• **STATED TASK**
Every line of the listing must be reproduced as it stands. Leave the images behind.
---------- RECORDED INFORMATION ----------
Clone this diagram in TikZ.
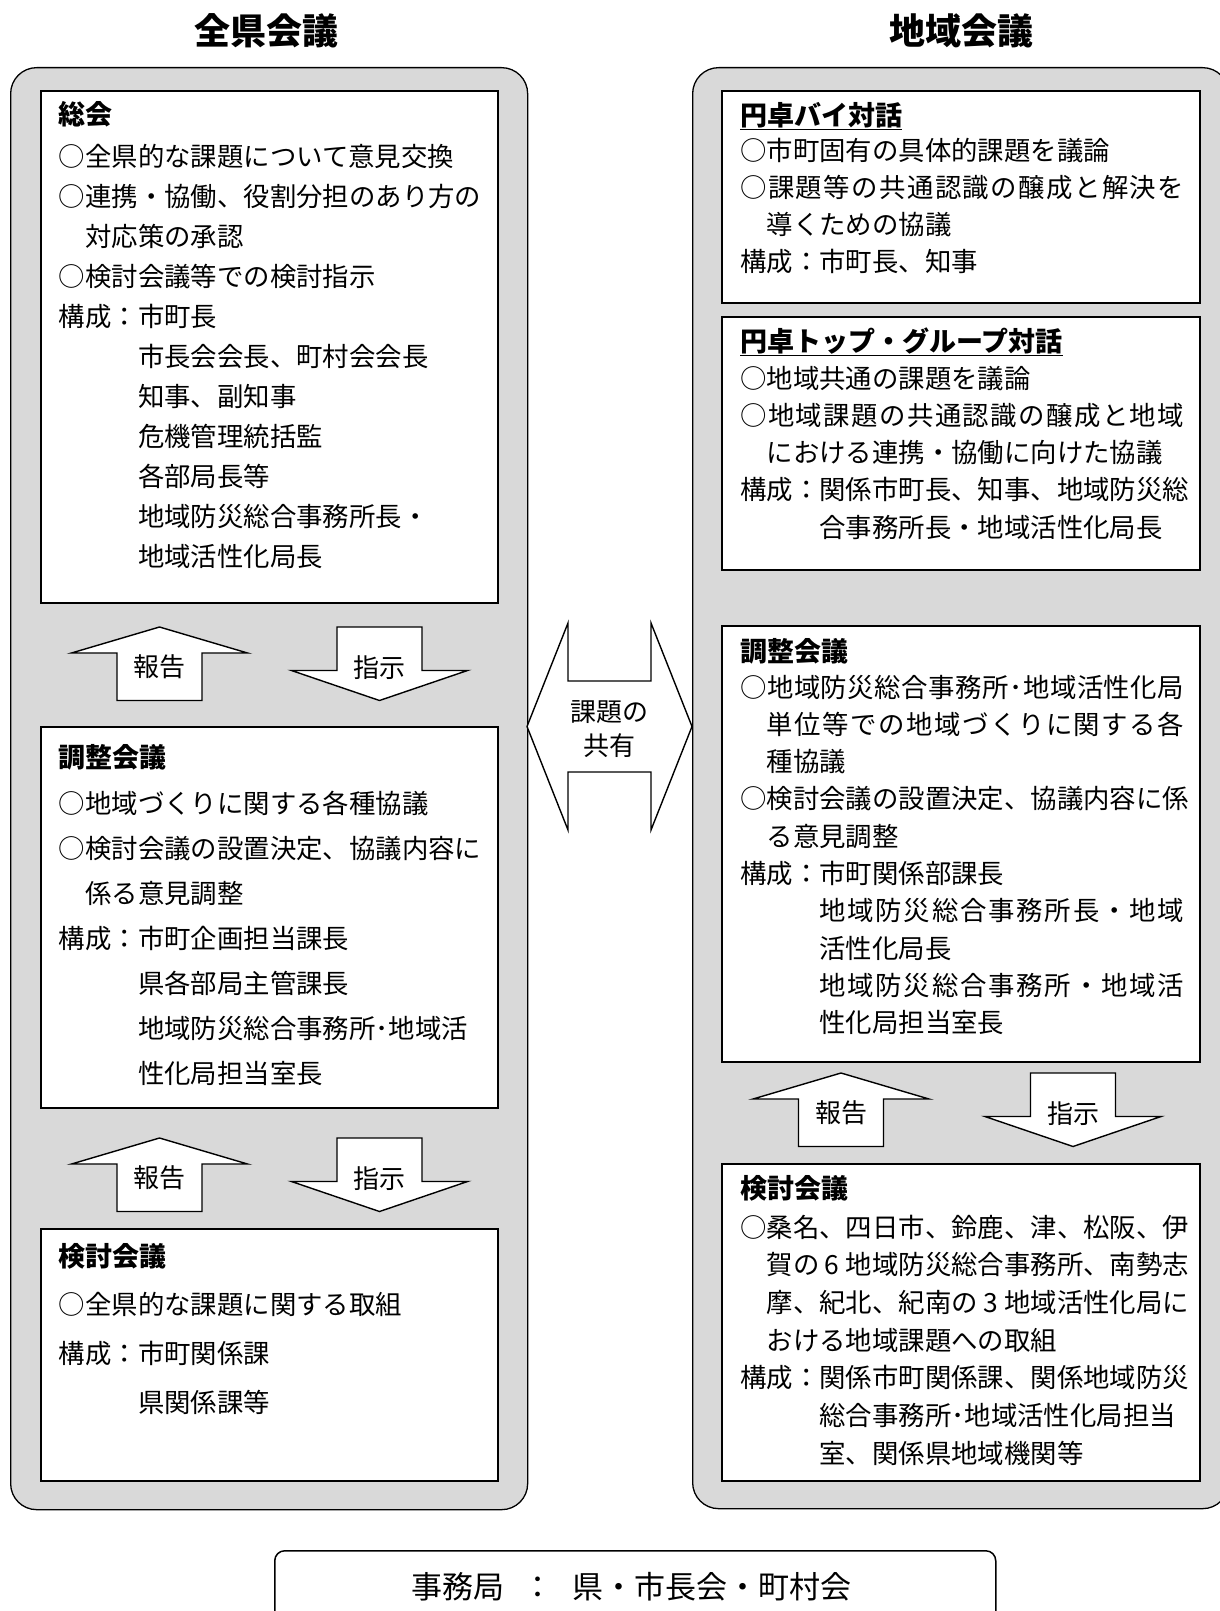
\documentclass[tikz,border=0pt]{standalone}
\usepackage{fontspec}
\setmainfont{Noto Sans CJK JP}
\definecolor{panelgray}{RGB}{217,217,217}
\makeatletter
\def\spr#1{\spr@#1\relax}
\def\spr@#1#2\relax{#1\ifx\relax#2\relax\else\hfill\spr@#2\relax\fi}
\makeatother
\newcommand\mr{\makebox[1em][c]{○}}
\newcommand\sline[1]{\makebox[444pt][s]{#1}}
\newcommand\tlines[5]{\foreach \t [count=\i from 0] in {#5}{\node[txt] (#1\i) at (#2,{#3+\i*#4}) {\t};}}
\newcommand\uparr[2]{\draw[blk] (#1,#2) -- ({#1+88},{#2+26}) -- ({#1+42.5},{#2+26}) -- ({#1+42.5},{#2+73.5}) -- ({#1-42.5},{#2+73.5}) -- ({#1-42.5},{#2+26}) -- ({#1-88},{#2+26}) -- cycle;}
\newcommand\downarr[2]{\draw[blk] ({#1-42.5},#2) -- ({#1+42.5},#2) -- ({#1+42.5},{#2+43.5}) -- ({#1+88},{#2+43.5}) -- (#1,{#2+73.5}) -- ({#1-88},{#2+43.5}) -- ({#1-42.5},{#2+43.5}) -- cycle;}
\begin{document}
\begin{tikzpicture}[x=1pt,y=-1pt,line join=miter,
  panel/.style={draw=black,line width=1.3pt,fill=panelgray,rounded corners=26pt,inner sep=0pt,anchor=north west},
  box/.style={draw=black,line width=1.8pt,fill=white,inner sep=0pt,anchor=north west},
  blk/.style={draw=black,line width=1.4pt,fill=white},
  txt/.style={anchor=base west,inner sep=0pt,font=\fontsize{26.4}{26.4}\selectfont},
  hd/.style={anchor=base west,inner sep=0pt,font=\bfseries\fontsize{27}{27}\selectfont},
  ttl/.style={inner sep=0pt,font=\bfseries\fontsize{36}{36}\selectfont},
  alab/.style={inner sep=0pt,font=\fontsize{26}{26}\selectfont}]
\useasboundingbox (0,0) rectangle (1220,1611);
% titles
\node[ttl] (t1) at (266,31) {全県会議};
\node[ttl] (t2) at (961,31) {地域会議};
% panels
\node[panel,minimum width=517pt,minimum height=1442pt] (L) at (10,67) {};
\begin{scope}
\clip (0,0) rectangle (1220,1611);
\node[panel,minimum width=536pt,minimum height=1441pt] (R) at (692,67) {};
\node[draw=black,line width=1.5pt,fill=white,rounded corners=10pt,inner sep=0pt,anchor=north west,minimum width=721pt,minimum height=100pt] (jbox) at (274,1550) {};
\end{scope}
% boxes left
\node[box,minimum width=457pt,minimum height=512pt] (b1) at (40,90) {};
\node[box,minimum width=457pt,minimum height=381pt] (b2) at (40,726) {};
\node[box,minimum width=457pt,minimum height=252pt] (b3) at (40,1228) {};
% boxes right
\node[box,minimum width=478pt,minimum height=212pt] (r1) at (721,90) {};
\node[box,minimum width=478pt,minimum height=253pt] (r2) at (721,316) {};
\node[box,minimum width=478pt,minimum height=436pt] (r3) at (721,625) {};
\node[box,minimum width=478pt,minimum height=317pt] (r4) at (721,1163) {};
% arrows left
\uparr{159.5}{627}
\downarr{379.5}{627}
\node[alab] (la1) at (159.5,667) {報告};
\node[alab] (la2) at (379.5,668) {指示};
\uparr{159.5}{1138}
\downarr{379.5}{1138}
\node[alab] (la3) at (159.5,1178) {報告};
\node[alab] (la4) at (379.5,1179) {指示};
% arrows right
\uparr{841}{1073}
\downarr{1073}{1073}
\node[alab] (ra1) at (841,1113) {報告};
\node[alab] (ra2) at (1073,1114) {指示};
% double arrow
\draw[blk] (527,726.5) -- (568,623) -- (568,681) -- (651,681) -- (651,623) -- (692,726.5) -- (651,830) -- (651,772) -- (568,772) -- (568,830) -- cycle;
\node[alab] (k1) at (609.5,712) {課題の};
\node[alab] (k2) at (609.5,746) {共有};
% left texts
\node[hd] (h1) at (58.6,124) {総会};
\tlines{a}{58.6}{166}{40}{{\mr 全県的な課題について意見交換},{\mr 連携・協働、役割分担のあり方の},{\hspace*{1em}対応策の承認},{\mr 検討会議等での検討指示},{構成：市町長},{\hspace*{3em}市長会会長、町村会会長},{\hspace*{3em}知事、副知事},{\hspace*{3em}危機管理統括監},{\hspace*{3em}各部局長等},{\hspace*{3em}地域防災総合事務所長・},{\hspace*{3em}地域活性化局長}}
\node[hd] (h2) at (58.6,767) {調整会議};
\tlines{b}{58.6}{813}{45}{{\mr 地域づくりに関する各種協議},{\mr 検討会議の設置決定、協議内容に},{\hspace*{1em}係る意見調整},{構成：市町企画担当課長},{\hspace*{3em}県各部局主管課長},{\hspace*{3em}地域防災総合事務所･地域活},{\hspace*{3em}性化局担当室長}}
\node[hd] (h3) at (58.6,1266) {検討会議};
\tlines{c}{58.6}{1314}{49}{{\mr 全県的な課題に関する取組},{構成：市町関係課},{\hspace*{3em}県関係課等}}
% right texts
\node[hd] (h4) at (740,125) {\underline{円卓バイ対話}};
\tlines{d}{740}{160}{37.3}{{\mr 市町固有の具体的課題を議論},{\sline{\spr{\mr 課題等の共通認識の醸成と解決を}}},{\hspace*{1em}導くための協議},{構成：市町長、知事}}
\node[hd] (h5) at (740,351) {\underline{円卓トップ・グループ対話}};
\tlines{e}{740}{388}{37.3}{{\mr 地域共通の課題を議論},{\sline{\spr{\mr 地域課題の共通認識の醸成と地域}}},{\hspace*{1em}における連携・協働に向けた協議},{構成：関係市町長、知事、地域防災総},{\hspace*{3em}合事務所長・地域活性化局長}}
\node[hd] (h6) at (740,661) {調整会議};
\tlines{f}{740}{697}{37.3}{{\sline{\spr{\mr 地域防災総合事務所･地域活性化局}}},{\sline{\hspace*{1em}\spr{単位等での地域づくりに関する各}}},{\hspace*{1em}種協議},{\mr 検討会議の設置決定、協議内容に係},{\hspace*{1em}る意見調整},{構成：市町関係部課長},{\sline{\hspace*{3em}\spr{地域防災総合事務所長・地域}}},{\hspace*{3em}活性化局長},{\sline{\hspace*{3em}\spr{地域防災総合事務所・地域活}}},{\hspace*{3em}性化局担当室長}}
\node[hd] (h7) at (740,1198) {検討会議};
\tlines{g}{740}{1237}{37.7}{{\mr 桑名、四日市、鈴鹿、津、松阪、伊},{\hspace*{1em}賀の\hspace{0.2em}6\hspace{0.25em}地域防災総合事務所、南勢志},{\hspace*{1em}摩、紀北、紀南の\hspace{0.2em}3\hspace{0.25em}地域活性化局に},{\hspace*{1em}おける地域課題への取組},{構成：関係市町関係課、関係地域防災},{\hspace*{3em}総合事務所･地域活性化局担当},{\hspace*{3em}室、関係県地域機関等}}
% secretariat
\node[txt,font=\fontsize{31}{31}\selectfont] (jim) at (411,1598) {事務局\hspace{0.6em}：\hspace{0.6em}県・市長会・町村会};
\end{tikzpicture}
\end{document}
----------
• **THE RESULT**
Clone this diagram in TikZ.
\documentclass[tikz,border=0pt]{standalone}
\usepackage{fontspec}
\setmainfont{Noto Sans CJK JP}
\definecolor{panelgray}{RGB}{217,217,217}
\makeatletter
\def\spr#1{\spr@#1\relax}
\def\spr@#1#2\relax{#1\ifx\relax#2\relax\else\hfill\spr@#2\relax\fi}
\makeatother
\newcommand\mr{\makebox[1em][c]{○}}
\newcommand\sline[1]{\makebox[444pt][s]{#1}}
\newcommand\tlines[5]{\foreach \t [count=\i from 0] in {#5}{\node[txt] (#1\i) at (#2,{#3+\i*#4}) {\t};}}
\newcommand\uparr[2]{\draw[blk] (#1,#2) -- ({#1+88},{#2+26}) -- ({#1+42.5},{#2+26}) -- ({#1+42.5},{#2+73.5}) -- ({#1-42.5},{#2+73.5}) -- ({#1-42.5},{#2+26}) -- ({#1-88},{#2+26}) -- cycle;}
\newcommand\downarr[2]{\draw[blk] ({#1-42.5},#2) -- ({#1+42.5},#2) -- ({#1+42.5},{#2+43.5}) -- ({#1+88},{#2+43.5}) -- (#1,{#2+73.5}) -- ({#1-88},{#2+43.5}) -- ({#1-42.5},{#2+43.5}) -- cycle;}
\begin{document}
\begin{tikzpicture}[x=1pt,y=-1pt,line join=miter,
  panel/.style={draw=black,line width=1.3pt,fill=panelgray,rounded corners=26pt,inner sep=0pt,anchor=north west},
  box/.style={draw=black,line width=1.8pt,fill=white,inner sep=0pt,anchor=north west},
  blk/.style={draw=black,line width=1.4pt,fill=white},
  txt/.style={anchor=base west,inner sep=0pt,font=\fontsize{26.4}{26.4}\selectfont},
  hd/.style={anchor=base west,inner sep=0pt,font=\bfseries\fontsize{27}{27}\selectfont},
  ttl/.style={inner sep=0pt,font=\bfseries\fontsize{36}{36}\selectfont},
  alab/.style={inner sep=0pt,font=\fontsize{26}{26}\selectfont}]
\useasboundingbox (0,0) rectangle (1220,1611);
% titles
\node[ttl] (t1) at (266,31) {全県会議};
\node[ttl] (t2) at (961,31) {地域会議};
% panels
\node[panel,minimum width=517pt,minimum height=1442pt] (L) at (10,67) {};
\begin{scope}
\clip (0,0) rectangle (1220,1611);
\node[panel,minimum width=536pt,minimum height=1441pt] (R) at (692,67) {};
\node[draw=black,line width=1.5pt,fill=white,rounded corners=10pt,inner sep=0pt,anchor=north west,minimum width=721pt,minimum height=100pt] (jbox) at (274,1550) {};
\end{scope}
% boxes left
\node[box,minimum width=457pt,minimum height=512pt] (b1) at (40,90) {};
\node[box,minimum width=457pt,minimum height=381pt] (b2) at (40,726) {};
\node[box,minimum width=457pt,minimum height=252pt] (b3) at (40,1228) {};
% boxes right
\node[box,minimum width=478pt,minimum height=212pt] (r1) at (721,90) {};
\node[box,minimum width=478pt,minimum height=253pt] (r2) at (721,316) {};
\node[box,minimum width=478pt,minimum height=436pt] (r3) at (721,625) {};
\node[box,minimum width=478pt,minimum height=317pt] (r4) at (721,1163) {};
% arrows left
\uparr{159.5}{627}
\downarr{379.5}{627}
\node[alab] (la1) at (159.5,667) {報告};
\node[alab] (la2) at (379.5,668) {指示};
\uparr{159.5}{1138}
\downarr{379.5}{1138}
\node[alab] (la3) at (159.5,1178) {報告};
\node[alab] (la4) at (379.5,1179) {指示};
% arrows right
\uparr{841}{1073}
\downarr{1073}{1073}
\node[alab] (ra1) at (841,1113) {報告};
\node[alab] (ra2) at (1073,1114) {指示};
% double arrow
\draw[blk] (527,726.5) -- (568,623) -- (568,681) -- (651,681) -- (651,623) -- (692,726.5) -- (651,830) -- (651,772) -- (568,772) -- (568,830) -- cycle;
\node[alab] (k1) at (609.5,712) {課題の};
\node[alab] (k2) at (609.5,746) {共有};
% left texts
\node[hd] (h1) at (58.6,124) {総会};
\tlines{a}{58.6}{166}{40}{{\mr 全県的な課題について意見交換},{\mr 連携・協働、役割分担のあり方の},{\hspace*{1em}対応策の承認},{\mr 検討会議等での検討指示},{構成：市町長},{\hspace*{3em}市長会会長、町村会会長},{\hspace*{3em}知事、副知事},{\hspace*{3em}危機管理統括監},{\hspace*{3em}各部局長等},{\hspace*{3em}地域防災総合事務所長・},{\hspace*{3em}地域活性化局長}}
\node[hd] (h2) at (58.6,767) {調整会議};
\tlines{b}{58.6}{813}{45}{{\mr 地域づくりに関する各種協議},{\mr 検討会議の設置決定、協議内容に},{\hspace*{1em}係る意見調整},{構成：市町企画担当課長},{\hspace*{3em}県各部局主管課長},{\hspace*{3em}地域防災総合事務所･地域活},{\hspace*{3em}性化局担当室長}}
\node[hd] (h3) at (58.6,1266) {検討会議};
\tlines{c}{58.6}{1314}{49}{{\mr 全県的な課題に関する取組},{構成：市町関係課},{\hspace*{3em}県関係課等}}
% right texts
\node[hd] (h4) at (740,125) {\underline{円卓バイ対話}};
\tlines{d}{740}{160}{37.3}{{\mr 市町固有の具体的課題を議論},{\sline{\spr{\mr 課題等の共通認識の醸成と解決を}}},{\hspace*{1em}導くための協議},{構成：市町長、知事}}
\node[hd] (h5) at (740,351) {\underline{円卓トップ・グループ対話}};
\tlines{e}{740}{388}{37.3}{{\mr 地域共通の課題を議論},{\sline{\spr{\mr 地域課題の共通認識の醸成と地域}}},{\hspace*{1em}における連携・協働に向けた協議},{構成：関係市町長、知事、地域防災総},{\hspace*{3em}合事務所長・地域活性化局長}}
\node[hd] (h6) at (740,661) {調整会議};
\tlines{f}{740}{697}{37.3}{{\sline{\spr{\mr 地域防災総合事務所･地域活性化局}}},{\sline{\hspace*{1em}\spr{単位等での地域づくりに関する各}}},{\hspace*{1em}種協議},{\mr 検討会議の設置決定、協議内容に係},{\hspace*{1em}る意見調整},{構成：市町関係部課長},{\sline{\hspace*{3em}\spr{地域防災総合事務所長・地域}}},{\hspace*{3em}活性化局長},{\sline{\hspace*{3em}\spr{地域防災総合事務所・地域活}}},{\hspace*{3em}性化局担当室長}}
\node[hd] (h7) at (740,1198) {検討会議};
\tlines{g}{740}{1237}{37.7}{{\mr 桑名、四日市、鈴鹿、津、松阪、伊},{\hspace*{1em}賀の\hspace{0.2em}6\hspace{0.25em}地域防災総合事務所、南勢志},{\hspace*{1em}摩、紀北、紀南の\hspace{0.2em}3\hspace{0.25em}地域活性化局に},{\hspace*{1em}おける地域課題への取組},{構成：関係市町関係課、関係地域防災},{\hspace*{3em}総合事務所･地域活性化局担当},{\hspace*{3em}室、関係県地域機関等}}
% secretariat
\node[txt,font=\fontsize{31}{31}\selectfont] (jim) at (411,1598) {事務局\hspace{0.6em}：\hspace{0.6em}県・市長会・町村会};
\end{tikzpicture}
\end{document}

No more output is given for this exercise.